MP da Rússia pede nove anos de prisão para político que faz oposição a Putin

Preso desde junho, Ilya Yashin não deixou o país e foi um dos últimos críticos ao governo russo detido pela dura repressão estatal

O Ministério Público da Rússia pediu que seja imposta uma pena de nove anos de prisão ao proeminente oposicionista Ilya Yashin, crítico do presidente Vladimir Putin e da guerra na Ucrânia. Ele está preso desde o final de junho, por supostamente desacatar policiais, e agora é alvo de um processo criminal por divulgar o que o governo considera “notícias falsas” sobre as ações das forças armadas. As informações são da rede independente Current Time.

Yashin foi detido em junho em um parque de Moscou e deveria ficar preso durante 15 dias por desacato. Ele afirma que estava sentado em um banco com um amigo quando policiais surgiram e exigiram que os acompanhasse, sem maiores explicações. As autoridades, por sua vez, alegam que o homem reagiu com ofensas e que segurou um dos agentes.

Em vez de libertá-lo após os 15 dias, a Justiça apertou o cerco contra Yashin, um dos últimos críticos notórios de Putin que permanecia em liberdade na Rússia. Foi então aberto o processo criminal contra ele, sobretudo em função do conteúdo geralmente veiculado através do canal do político no YouTube.

O oposicionista russo Ilya Yashin após ser preso na Rússia em 13 de julho (Foto: Facebook/arquivo pessoal)

Na acusação, o promotor responsável pelo caso diz que Yashin ignora os relatos da mídia local e de seus correspondentes de guerra e dá preferência a informações divulgadas por “Estados hostis”, citando “os Estados Unidos e seus satélites”, que “fornecem instrutores e armas à Ucrânia”.

Em seu canal, Yashin comentou, por exemplo, as acusações de que as tropas russas teriam executado sumariamente civis e combatentes ucranianos. “Tudo isso é um quadro absolutamente apocalíptico, sabe? Como nos filmes de terror. Cadáveres de olhos abertos, com as mãos amarradas nas costas”, disse ele em um dos vídeos anexados ao processo.

O promotor contestou as afirmações e disse que as denúncias de crimes de guerra contra Moscou são “provocações do regime de Kiev”. O MP afirmou ainda que o político “não gosta do sistema político da Federação Russa” e “nega a necessidade óbvia de garantir a segurança da Federação Russa contra ameaças externas”.

Por que isso importa?

Na Rússia, protestar contra o governo já não era uma tarefa fácil antes da eclosão da guerra na Ucrânia. Os protestos coletivos desapareceram das ruas a partir do momento em que a Justiça local passou a usar a pandemia de Covid-19 como pretexto para punir grandes manifestações, alegando que o acúmulo de pessoas feria as normas sanitárias. Assim, tornou-se comum ver manifestantes solitárias erguendo cartazes com frases contra o governo.

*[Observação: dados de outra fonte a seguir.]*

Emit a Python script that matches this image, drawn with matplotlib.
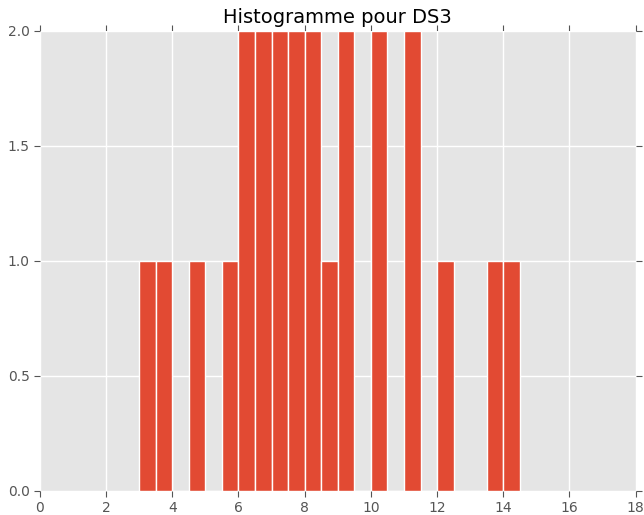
import numpy as np
import matplotlib.pyplot as plt

# bornes des classes (largeur 0.5) et effectifs
bin_edges = np.arange(3.0, 14.51, 0.5)
counts = [1, 1, 0, 1, 0, 1, 2, 2, 2, 2, 2, 1, 2, 0, 2, 0, 2, 0, 1, 0, 0, 1, 1]

plt.rcParams["font.family"] = "DejaVu Sans"

fig = plt.figure(figsize=(6.44, 5.15), dpi=100)
ax = fig.add_axes([0.062, 0.047, 0.925, 0.893])
ax.set_facecolor("#E5E5E5")
for s in ax.spines.values():
    s.set_visible(False)

ax.hist(bin_edges[:-1], bins=bin_edges, weights=counts,
        color="#E24A33", edgecolor="white", linewidth=1.0, zorder=2)

ax.set_xlim(0, 18)
ax.set_ylim(0, 2)
ax.set_xticks(np.arange(0, 19, 2))
ax.set_yticks([0.0, 0.5, 1.0, 1.5, 2.0])
ax.set_yticklabels(["0.0", "0.5", "1.0", "1.5", "2.0"])
ax.grid(True, color="white", linewidth=1.0, zorder=1)
ax.set_axisbelow(True)
ax.tick_params(direction="out", length=4, width=0.8, color="#555555",
               labelcolor="#555555", labelsize=10,
               top=True, right=True, labeltop=False, labelright=False)

ax.set_title("Histogramme pour DS3", fontsize=14, pad=6)

plt.savefig("out.png", dpi=100)
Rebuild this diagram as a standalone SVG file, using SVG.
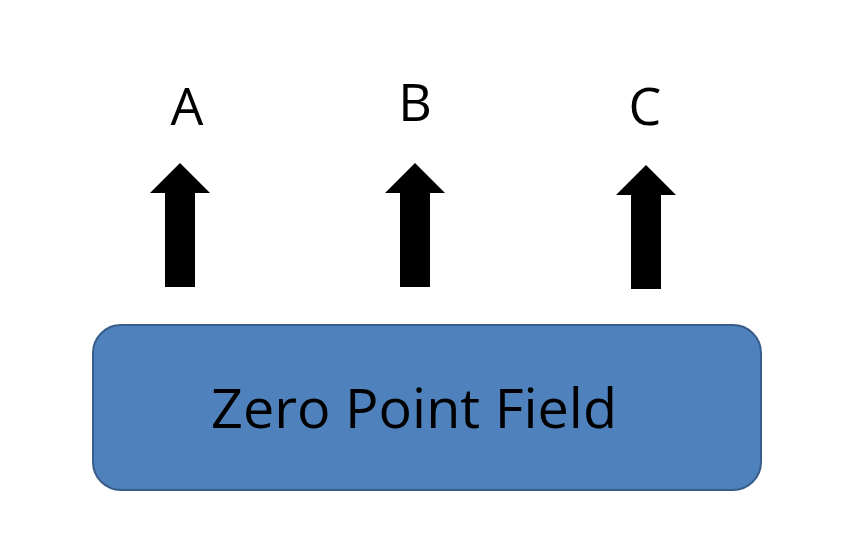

Desde a invasão do país vizinho por tropas russas, no dia 24 de fevereiro, o desafio dos opositores do presidente Vladimir Putin aumentou consideravelmente, com novos mecanismos legais à disposição do Estado e o aumento da violência policial para silenciar os críticos. Uma lei do início de março, com foco na guerra, pune quem “desacredita o uso das forças armadas”.

Dentro dessa severa nova legislação, os detidos têm que pagar multas que chegam a 300 mil rublos (R$ 25,5 mil). A pena mais rigorosa é aplicada por divulgar “informações sabidamente falsas” sobre o exército e a “operação militar especial” na Ucrânia, que é como o governo descreve a guerra. A reclusão pode chegar a 15 anos.

O cenário mudou com a mobilização militar parcial anunciada por Putin no dia 20 de setembro. O risco de serem obrigados a lutar na Ucrânia levou milhares de reservistas a fugir do país, com fronteiras lotadas em países como GeórgiaMongólia e Cazaquistão. Entre os que ficaram, a ideia de aceitar a convocação não é unanimidade, e protestos populares voltaram a ser registrados em todos os cantos. 

Somente na primeira semana que sucedeu o anúncio, a ONG OVD-Info, que monitora a repressão estatal na Rússia, registrou quase 2,5 mil detenções em protestos populares contra a mobilização. E o número real de detidos tende a ser maior, vez que a entidade contabiliza somente os nomes que confirmou e que foi autorizada a divulgar, tendo sempre como base as listas fornecidas pelas autoridades.